Bochco was best known for helping to create such iconic television series such as NYPD Blue, Bay City Blues, Hill Street Blues, Hooperman, Civil Wars, L.A. Law, Murder One, Brooklyn South, Raising the Bar and Murder in the First. Working with multiple collaborators and co-creators, Bochco helped define what the modern TV crime drama would look like for years to come.
Throughout his entire career, Bochco received 10 Primetime Emmys, while being nominated for an additional 34.
Steven Bochco was notorious for refusing to comply with network executives, often getting into power struggles with co-workers.

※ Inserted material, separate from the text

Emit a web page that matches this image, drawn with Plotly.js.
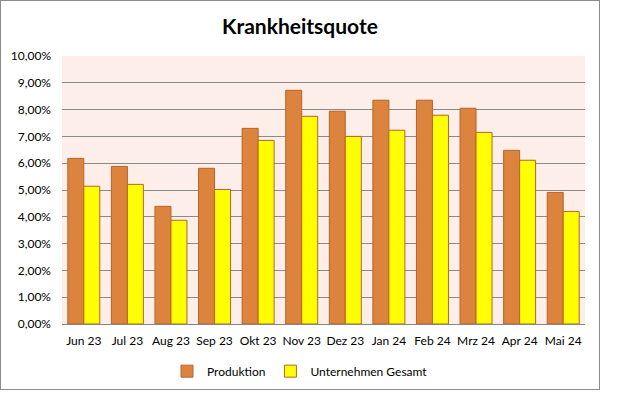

“I began to hear words about myself: He’s arrogant, he’s this, he’s that,” Bochco said in a 2002 interview for the Archive of American Television when talking about Hill Street Blues. “My attitude was, call me what you will, but I know I have a great project here. I don’t know how many great projects there are going to be in my life, and I’m not going to screw this one up. I’d rather not do it. And they folded. They virtually folded on everything.”
Many believe these power splats were all part of his public genius, however, as Bochco’s work now lives on in infamy.
He is now survived by his third wife Dayna Kalins; his three children named Melissa Bochco, Jesse Bochco and Sean Flanagan; and two grandchildren.